The great thing about pesto is that it’s SUPER easy to make. On top of that it’s delicious, freezes really well, and you can do lots of other things with it besides putting it on pasta (like using it on a pizza instead of pizza sauce).

Here are the ingredients you’ll need to make enough pesto to freeze some and eat some right away:
4 c. packed basil leaves
1 c. pine nuts
1 c. shredded parmesan
1/2 c. olive oil
3 cloves garlic, peeled and whole
1 tsp salt

Wash and dry the basil leaves and throw them into your food processor (a blender would probably do the trick, although I’ve never tried). Add the pine nuts, parmesan, garlic, and salt. Turn on the food processor and slowly pour in the olive oil in a constant stream. Process until the pesto reaches the consistency you want. I like it pretty smooth, personally. You may have to scrape down the edges and process it again. You should get something looking like this:

If you’re going to freeze some, what I always do is put the pesto into an ice cube tray and set it in the freezer. Once it’s frozen, I take my pesto cubes out and transfer them to a freezer bag. Throughout the year, I’ll take out pesto cubes as I need them, put them in a small bowl in the refrigerator in the morning, and let them defrost until the evening. If I forget to defrost them, or don’t plan that far ahead, I’ll throw them in the microwave for 30 second increments. I prefer not to do this, though, because it melts the cheese before you can mix the pesto in with pasta and you end up with big globs of pesto rather than a nice even spread of it.

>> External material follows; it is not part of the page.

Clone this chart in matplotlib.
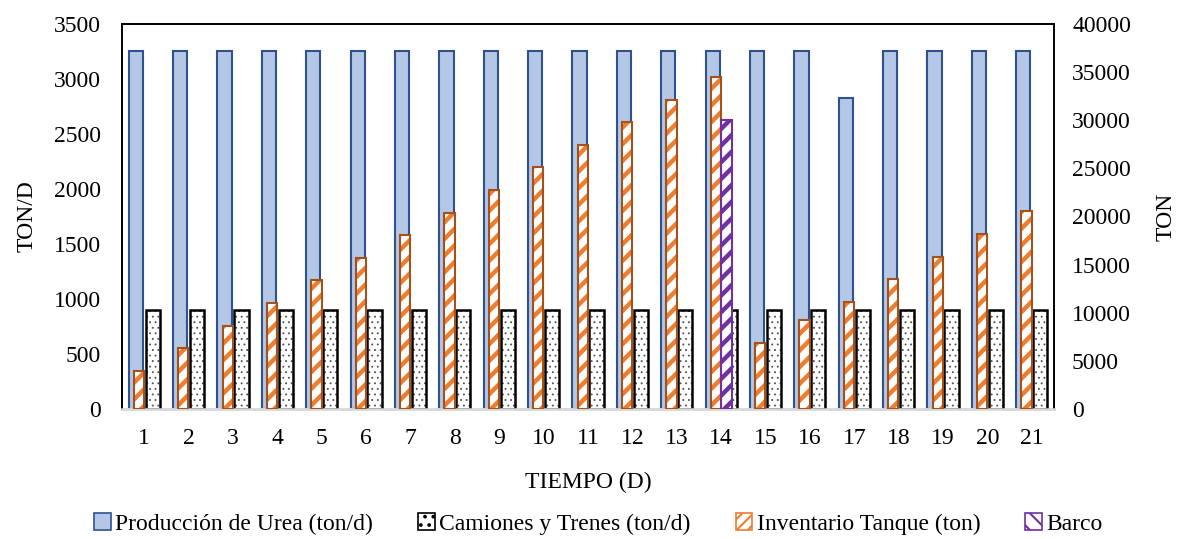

After you fill up one ice cube tray, you should have a nice-sized portion left over for tonight’s dinner. Since I had some green beans from our CSA, I decided to cook them up and toss them in with the pesto and linguine. The result was definitely tasty, and little lighter than it would have been with just pasta and pesto thrown in together. Other things you could toss in with your pasta include halved cherry tomatoes, lightly wilted spinach leaves (or arugula), or roasted bell peppers. And there you have another tasty summer dish!